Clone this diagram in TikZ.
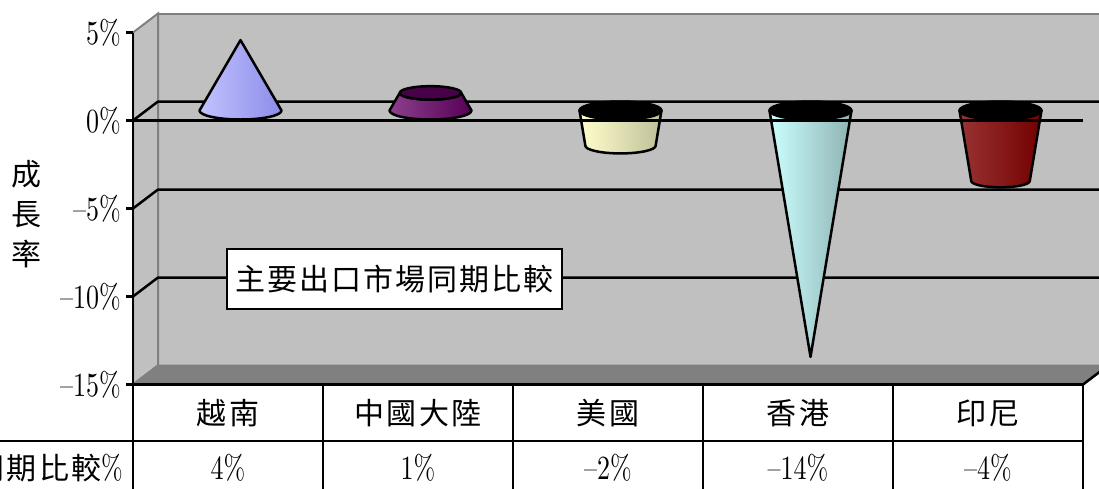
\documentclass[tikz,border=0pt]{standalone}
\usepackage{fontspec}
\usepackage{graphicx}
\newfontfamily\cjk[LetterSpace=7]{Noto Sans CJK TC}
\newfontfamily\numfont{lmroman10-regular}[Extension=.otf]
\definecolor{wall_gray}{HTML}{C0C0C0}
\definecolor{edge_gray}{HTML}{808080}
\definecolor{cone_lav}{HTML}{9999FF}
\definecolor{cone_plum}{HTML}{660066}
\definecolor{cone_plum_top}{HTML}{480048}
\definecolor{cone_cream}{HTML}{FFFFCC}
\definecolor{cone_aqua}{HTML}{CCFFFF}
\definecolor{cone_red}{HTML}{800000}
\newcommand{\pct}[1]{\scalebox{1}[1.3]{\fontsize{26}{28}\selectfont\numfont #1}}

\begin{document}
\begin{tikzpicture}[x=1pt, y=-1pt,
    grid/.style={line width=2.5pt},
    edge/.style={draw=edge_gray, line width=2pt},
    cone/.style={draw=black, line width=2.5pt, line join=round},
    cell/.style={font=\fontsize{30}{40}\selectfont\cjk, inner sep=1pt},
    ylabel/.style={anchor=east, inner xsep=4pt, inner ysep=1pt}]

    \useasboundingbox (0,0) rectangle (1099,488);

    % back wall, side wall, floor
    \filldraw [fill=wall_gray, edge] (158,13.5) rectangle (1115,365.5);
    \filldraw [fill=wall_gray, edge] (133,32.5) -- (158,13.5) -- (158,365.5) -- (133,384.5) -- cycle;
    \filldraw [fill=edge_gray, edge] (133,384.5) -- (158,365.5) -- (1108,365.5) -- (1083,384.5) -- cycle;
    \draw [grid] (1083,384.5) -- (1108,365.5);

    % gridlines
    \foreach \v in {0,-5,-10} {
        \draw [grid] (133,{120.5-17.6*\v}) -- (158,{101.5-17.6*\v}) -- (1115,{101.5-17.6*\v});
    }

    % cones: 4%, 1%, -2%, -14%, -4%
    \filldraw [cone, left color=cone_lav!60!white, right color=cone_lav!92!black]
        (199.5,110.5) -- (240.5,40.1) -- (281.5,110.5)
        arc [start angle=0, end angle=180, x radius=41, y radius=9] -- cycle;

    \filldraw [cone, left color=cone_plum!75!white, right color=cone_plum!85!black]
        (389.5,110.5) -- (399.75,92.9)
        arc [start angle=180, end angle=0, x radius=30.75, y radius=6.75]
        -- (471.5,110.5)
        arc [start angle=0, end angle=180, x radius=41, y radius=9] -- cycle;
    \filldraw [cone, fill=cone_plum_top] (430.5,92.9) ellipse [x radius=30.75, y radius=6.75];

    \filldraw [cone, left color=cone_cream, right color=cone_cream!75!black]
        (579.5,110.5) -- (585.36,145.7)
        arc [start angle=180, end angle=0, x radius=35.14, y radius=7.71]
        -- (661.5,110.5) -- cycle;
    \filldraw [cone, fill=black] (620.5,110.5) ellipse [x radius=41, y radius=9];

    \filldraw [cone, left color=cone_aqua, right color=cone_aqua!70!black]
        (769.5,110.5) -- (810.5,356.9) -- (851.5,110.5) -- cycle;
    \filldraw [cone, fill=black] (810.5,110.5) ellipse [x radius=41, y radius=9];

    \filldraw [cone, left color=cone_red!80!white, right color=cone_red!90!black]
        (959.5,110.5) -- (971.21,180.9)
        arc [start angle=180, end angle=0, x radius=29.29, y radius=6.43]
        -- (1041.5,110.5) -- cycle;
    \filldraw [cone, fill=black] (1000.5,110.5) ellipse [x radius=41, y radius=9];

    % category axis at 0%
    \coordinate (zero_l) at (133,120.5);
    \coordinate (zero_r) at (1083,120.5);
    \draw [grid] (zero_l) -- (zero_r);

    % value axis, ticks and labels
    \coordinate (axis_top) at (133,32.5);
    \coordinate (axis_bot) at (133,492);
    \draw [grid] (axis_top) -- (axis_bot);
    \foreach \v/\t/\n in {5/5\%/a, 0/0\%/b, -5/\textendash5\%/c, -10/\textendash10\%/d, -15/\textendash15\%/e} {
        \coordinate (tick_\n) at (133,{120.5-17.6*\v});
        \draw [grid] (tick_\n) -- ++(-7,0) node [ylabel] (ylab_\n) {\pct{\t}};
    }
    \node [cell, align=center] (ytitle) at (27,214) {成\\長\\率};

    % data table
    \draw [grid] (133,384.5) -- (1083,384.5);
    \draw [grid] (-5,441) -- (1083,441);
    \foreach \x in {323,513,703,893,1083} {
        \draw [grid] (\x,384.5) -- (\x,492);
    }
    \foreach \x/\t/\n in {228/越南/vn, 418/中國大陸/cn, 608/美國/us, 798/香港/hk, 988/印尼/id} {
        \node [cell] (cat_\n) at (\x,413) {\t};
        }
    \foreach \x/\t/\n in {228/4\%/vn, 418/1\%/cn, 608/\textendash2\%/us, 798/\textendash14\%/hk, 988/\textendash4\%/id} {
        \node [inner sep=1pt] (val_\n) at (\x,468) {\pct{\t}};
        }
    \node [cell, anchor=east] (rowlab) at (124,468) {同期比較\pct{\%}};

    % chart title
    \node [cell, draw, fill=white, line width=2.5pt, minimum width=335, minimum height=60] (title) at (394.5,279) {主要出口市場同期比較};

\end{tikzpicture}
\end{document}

- - - -

- **The exercise**
Everything from the top line of the data down to and including the line with "(0,0) rectangle (1099,488);" is to be copied, except the pictures.

- **Exercise result**
Clone this diagram in TikZ.
\documentclass[tikz,border=0pt]{standalone}
\usepackage{fontspec}
\usepackage{graphicx}
\newfontfamily\cjk[LetterSpace=7]{Noto Sans CJK TC}
\newfontfamily\numfont{lmroman10-regular}[Extension=.otf]
\definecolor{wall_gray}{HTML}{C0C0C0}
\definecolor{edge_gray}{HTML}{808080}
\definecolor{cone_lav}{HTML}{9999FF}
\definecolor{cone_plum}{HTML}{660066}
\definecolor{cone_plum_top}{HTML}{480048}
\definecolor{cone_cream}{HTML}{FFFFCC}
\definecolor{cone_aqua}{HTML}{CCFFFF}
\definecolor{cone_red}{HTML}{800000}
\newcommand{\pct}[1]{\scalebox{1}[1.3]{\fontsize{26}{28}\selectfont\numfont #1}}

\begin{document}
\begin{tikzpicture}[x=1pt, y=-1pt,
    grid/.style={line width=2.5pt},
    edge/.style={draw=edge_gray, line width=2pt},
    cone/.style={draw=black, line width=2.5pt, line join=round},
    cell/.style={font=\fontsize{30}{40}\selectfont\cjk, inner sep=1pt},
    ylabel/.style={anchor=east, inner xsep=4pt, inner ysep=1pt}]

    \useasboundingbox (0,0) rectangle (1099,488);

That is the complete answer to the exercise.